Requirements
All lines holding the string "picture" are to be shown.

Records with drawing code
<<<<

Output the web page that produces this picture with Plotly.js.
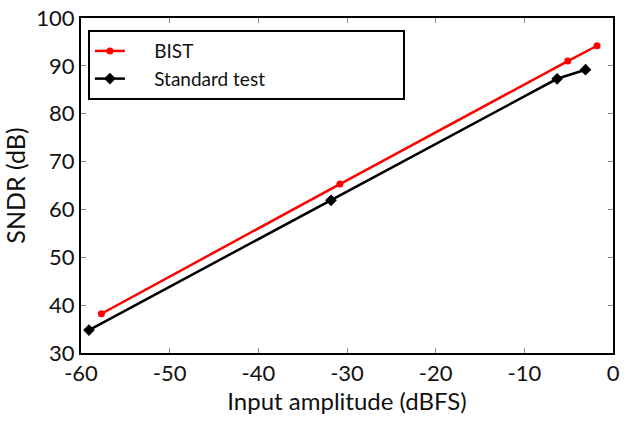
<!DOCTYPE html>
<html>
<head>
<meta charset="utf-8">
<script src="https://cdn.plot.ly/plotly-3.0.1.min.js"></script>
<style>html,body{margin:0;padding:0;background:#fff;}#chart{width:632px;height:421px;}</style>
</head>
<body>
<div id="chart"></div>
<script>
const bistX = [-57.7, -30.8, -5.1, -1.8];
const bistY = [38.2, 65.3, 91.0, 94.2];
const stdX = [-59.1, -31.8, -6.3, -3.1];
const stdY = [34.8, 61.9, 87.3, 89.2];
const seriesNames = ["BIST", "Standard test"];
const xTicks = [-60, -50, -40, -30, -20, -10, 0];
const xTickText = ["-60", "-50", "-40", "-30", "-20", "-10", "0"];
const yTicks = [30, 40, 50, 60, 70, 80, 90, 100];

const NB = "\u00a0";
function pad(s, pre, post) { return NB.repeat(pre) + s + NB.repeat(post); }

const traces = [
  {x: bistX, y: bistY, name: pad(seriesNames[0], 5, 42), mode: "lines+markers",
   line: {color: "#ff0000", width: 2.5}, marker: {symbol: "circle", size: 7, color: "#ff0000"}},
  {x: stdX, y: stdY, name: pad(seriesNames[1], 5, 20), mode: "lines+markers",
   line: {color: "#000000", width: 2.5}, marker: {symbol: "diamond", size: 9, color: "#000000"}}
];

const FONT = "Lato, 'Open Sans', sans-serif";
const axisCommon = {
  showgrid: false, zeroline: false, showline: true, linecolor: "#000", linewidth: 2,
  mirror: "allticks", ticks: "inside", ticklen: 5, tickcolor: "#888", tickwidth: 1,
  tickfont: {family: FONT, size: 22, color: "#111"}
};

const layout = {
  width: 632, height: 421,
  margin: {l: 81, r: 19, t: 18, b: 68},
  paper_bgcolor: "#fff", plot_bgcolor: "#fff",
  font: {family: FONT, color: "#111"},
  showlegend: true,
  legend: {x: 0.013, y: 0.964, xanchor: "left", yanchor: "top",
           bgcolor: "#fff", bordercolor: "#000", borderwidth: 2,
           font: {size: 19, color: "#111"}, tracegroupgap: 0, itemwidth: 30},
  xaxis: Object.assign({}, axisCommon, {range: [-60, 0], tickvals: xTicks, ticktext: xTickText,
    title: {text: "Input amplitude (dBFS)", font: {size: 24}, standoff: 8}}),
  yaxis: Object.assign({}, axisCommon, {range: [30, 100], tickvals: yTicks,
    title: {text: "SNDR (dB)", font: {size: 25}, standoff: 6}})
};

Plotly.newPlot("chart", traces, layout, {displayModeBar: false, staticPlot: true});
</script>
</body>
</html>
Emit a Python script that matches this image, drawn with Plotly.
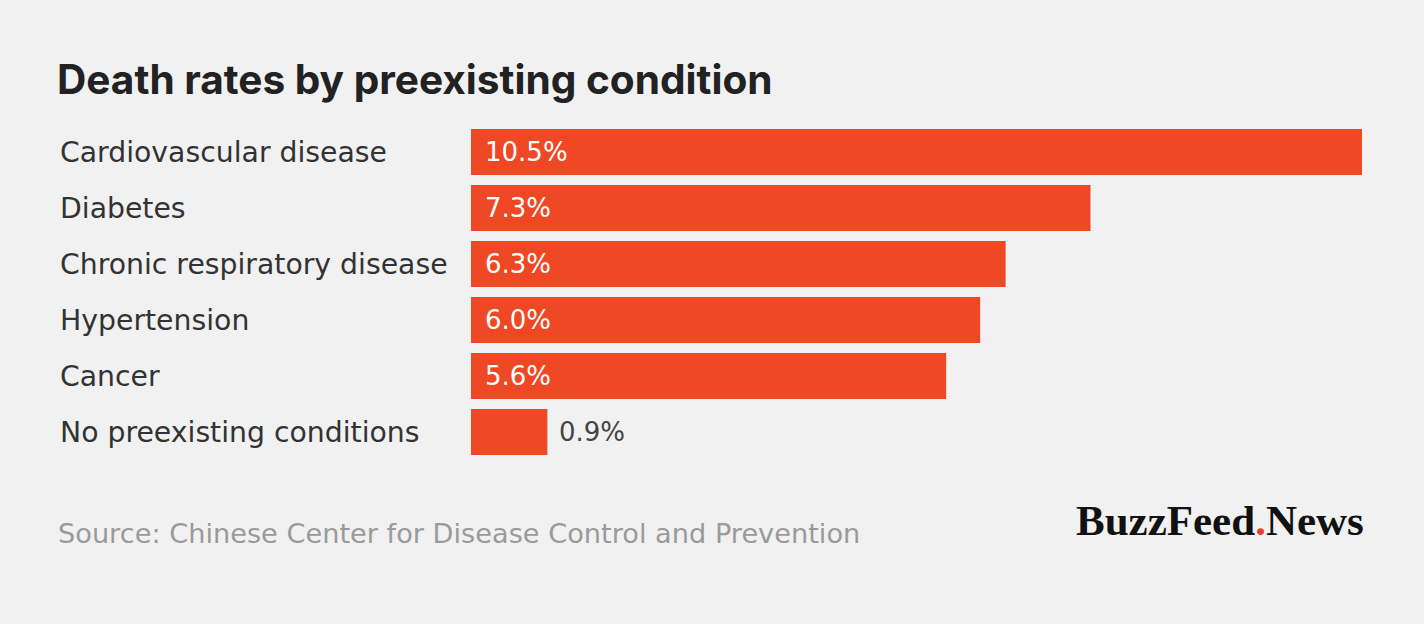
import plotly.graph_objects as go

categories = ["Cardiovascular disease", "Diabetes", "Chronic respiratory disease",
              "Hypertension", "Cancer", "No preexisting conditions"]
values = [10.5, 7.3, 6.3, 6.0, 5.6, 0.9]
labels = ["10.5%", "7.3%", "6.3%", "6.0%", "5.6%", "0.9%"]

BG = "#f1f1f1"
BAR = "#ee4824"
FONT = "DejaVu Sans"

fig = go.Figure()
fig.add_trace(go.Bar(
    x=values, y=categories, orientation="h",
    marker=dict(color=BAR, line=dict(width=0)),
    width=0.82, hoverinfo="skip",
))

annotations = []
for cat, v, lab in zip(categories, values, labels):
    annotations.append(dict(x=0, xref="paper", xshift=-413, y=cat, yref="y",
                            text=cat, showarrow=False, xanchor="left",
                            font=dict(family=FONT, size=28.3, color="#333333")))
    inside = v > 2
    annotations.append(dict(x=0 if inside else v, xref="x", y=cat, yref="y",
                            text=lab, showarrow=False, xanchor="left",
                            xshift=12 if inside else 10,
                            font=dict(family=FONT, size=26,
                                      color="#ffffff" if inside else "#444444")))

fig.update_layout(
    width=1424, height=624,
    paper_bgcolor=BG, plot_bgcolor=BG,
    margin=dict(l=471, r=62, t=124, b=164),
    showlegend=False,
    bargap=0.18,
    xaxis=dict(range=[0, 10.5], visible=False, fixedrange=True),
    yaxis=dict(autorange="reversed", visible=False, fixedrange=True),
    title=dict(text="<b>Death rates by preexisting condition</b>",
               x=57 / 1424, xanchor="left", y=1 - 80 / 624, yanchor="middle",
               font=dict(family="Inter", size=40.6, color="#222222")),
    annotations=annotations,
)

fig.add_annotation(x=-415 / 891, xref="paper", y=-73 / 336, yref="paper",
                   text="Source: Chinese Center for Disease Control and Prevention",
                   showarrow=False, xanchor="left", yanchor="middle",
                   font=dict(family=FONT, size=27.2, color="#9a9a9a"))
fig.add_annotation(x=1, xref="paper", xshift=4, y=-60 / 336, yref="paper",
                   text="<b>BuzzFeed<span style='color:#e8402c'>.</span>News</b>",
                   showarrow=False, xanchor="right", yanchor="middle",
                   font=dict(family="Liberation Serif", size=43, color="#111111"))

fig.write_html("out.html", config={"displayModeBar": False},
               post_script="document.body.style.margin='0';document.body.style.background='#f1f1f1';")
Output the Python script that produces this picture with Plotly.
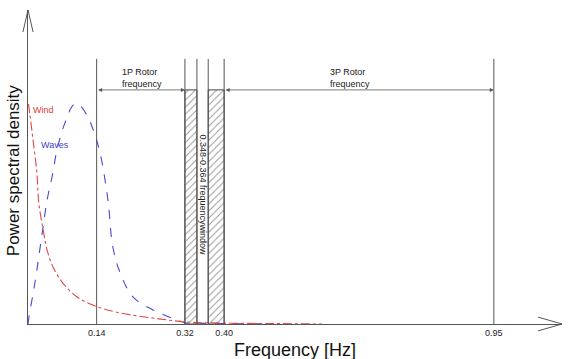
import plotly.graph_objects as go

# ---- data ----
wave_freq = [0.0, 0.002, 0.014, 0.029, 0.039, 0.049, 0.059, 0.069, 0.080, 0.092, 0.102,
             0.120, 0.133, 0.147, 0.163, 0.173, 0.188, 0.214, 0.255, 0.304, 0.322,
             0.36, 0.40, 0.45, 0.50]
wave_psd = [0.0, 0.032, 0.186, 0.414, 0.564, 0.668, 0.791, 0.873, 0.941, 0.995, 1.0,
            0.95, 0.882, 0.777, 0.564, 0.35, 0.232, 0.123, 0.064, 0.018, 0.006,
            0.003, 0.002, 0.001, 0.0]
wind_freq = [0.001, 0.004, 0.010, 0.018, 0.022, 0.031, 0.039, 0.051, 0.071, 0.100,
             0.137, 0.188, 0.255, 0.324, 0.40, 0.50, 0.60]
wind_psd = [1.0, 0.95, 0.841, 0.691, 0.55, 0.427, 0.336, 0.259, 0.186, 0.123,
            0.082, 0.05, 0.027, 0.009, 0.004, 0.002, 0.0]
marker_freqs = [0.14, 0.32, 0.3445, 0.3675, 0.40, 0.95]
hatch_bands = [(0.32, 0.3445), (0.3675, 0.40)]
tick_vals = [0.14, 0.32, 0.40, 0.95]
tick_text = ["0.14", "0.32", "0.40", "0.95"]

FONT = "Arial, Liberation Sans, sans-serif"
X_MAX = 1.089
Y_MAX = 1.427
LINE_TOP = 1.205
BAND_TOP = 1.064
ARROW_Y = 1.064

fig = go.Figure()

# hatched bands
fig.add_trace(go.Bar(
    x=[(a + b) / 2 for a, b in hatch_bands],
    y=[BAND_TOP] * len(hatch_bands),
    width=[b - a for a, b in hatch_bands],
    base=0,
    marker=dict(color="white",
                pattern=dict(shape="/", fgcolor="#333333", bgcolor="white", size=5, solidity=0.2),
                line=dict(color="#444444", width=1)),
    showlegend=False, hoverinfo="skip"))

fig.add_trace(go.Scatter(x=wave_freq, y=wave_psd, mode="lines",
                         line=dict(color="#4848d8", width=1.1, dash="dash", shape="spline"),
                         showlegend=False))
fig.add_trace(go.Scatter(x=wind_freq, y=wind_psd, mode="lines",
                         line=dict(color="#e04848", width=1.1, dash="dashdot", shape="spline"),
                         showlegend=False))

shapes = []
for f in marker_freqs:
    shapes.append(dict(type="line", xref="x", yref="y", x0=f, x1=f, y0=0, y1=LINE_TOP,
                       line=dict(color="#555555", width=1)))
# axis arrowheads (open chevrons)
shapes.append(dict(type="path", xref="paper", yref="paper",
                   path="M 0.955 0.022 L 1.0 0 L 0.955 -0.022",
                   line=dict(color="#555555", width=1)))
shapes.append(dict(type="path", xref="paper", yref="paper",
                   path="M -0.0095 0.93 L 0 1.0 L 0.0095 0.93",
                   line=dict(color="#555555", width=1)))

annotations = []
# double-headed range arrows
for x0, x1 in [(0.14, 0.32), (0.40, 0.95)]:
    annotations.append(dict(x=x1, y=ARROW_Y, ax=x0, ay=ARROW_Y, xref="x", yref="y",
                            axref="x", ayref="y", text="", showarrow=True,
                            arrowside="end+start", arrowhead=2, startarrowhead=2,
                            arrowsize=1, arrowwidth=0.8, arrowcolor="#555555"))
annotations += [
    dict(x=0.188, y=1.118, xref="x", yref="y", text="1P Rotor<br>frequency", showarrow=False,
         xanchor="left", align="left", font=dict(family=FONT, size=9, color="#222222")),
    dict(x=0.612, y=1.118, xref="x", yref="y", text="3P Rotor<br>frequency", showarrow=False,
         xanchor="left", align="left", font=dict(family=FONT, size=9, color="#222222")),
    dict(x=0.356, y=0.586, xref="x", yref="y", text="0.348-0.364 frequencywindow",
         showarrow=False, textangle=90, font=dict(family=FONT, size=9, color="#222222")),
    dict(x=0.006, y=0.973, xref="x", yref="y", text="Wind", showarrow=False,
         xanchor="left", font=dict(family=FONT, size=9, color="#e03a3a")),
    dict(x=0.023, y=0.814, xref="x", yref="y", text="Waves", showarrow=False,
         xanchor="left", font=dict(family=FONT, size=9, color="#3c3cd0")),
    dict(x=0.5, y=-0.045, xref="paper", yref="paper", text="Frequency [Hz]", showarrow=False,
         yanchor="top", font=dict(family=FONT, size=18, color="#111111")),
    dict(x=-0.028, y=0.49, xref="paper", yref="paper", text="Power spectral density",
         showarrow=False, textangle=-90, xanchor="center",
         font=dict(family=FONT, size=17, color="#111111")),
]

fig.update_layout(
    width=571, height=359,
    margin=dict(l=28, r=9, t=10, b=35),
    paper_bgcolor="white", plot_bgcolor="white",
    shapes=shapes, annotations=annotations,
    barmode="overlay",
    xaxis=dict(range=[0, X_MAX], showgrid=False, zeroline=False, showline=True,
               linecolor="#555555", linewidth=1, tickvals=tick_vals, ticktext=tick_text,
               ticks="", tickfont=dict(family=FONT, size=9, color="#222222")),
    yaxis=dict(range=[0, Y_MAX], showgrid=False, zeroline=False, showline=True,
               linecolor="#555555", linewidth=1, showticklabels=False, ticks=""),
)

# remove the browser's default 8px body margin so the figure fills the window exactly
fig.write_html("out.html", config={"displayModeBar": False},
               post_script="document.body.style.margin='0';document.body.style.overflow='hidden';")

>>>>

Reply
Output the web page that produces this picture with Plotly.js.
Output the Python script that produces this picture with Plotly.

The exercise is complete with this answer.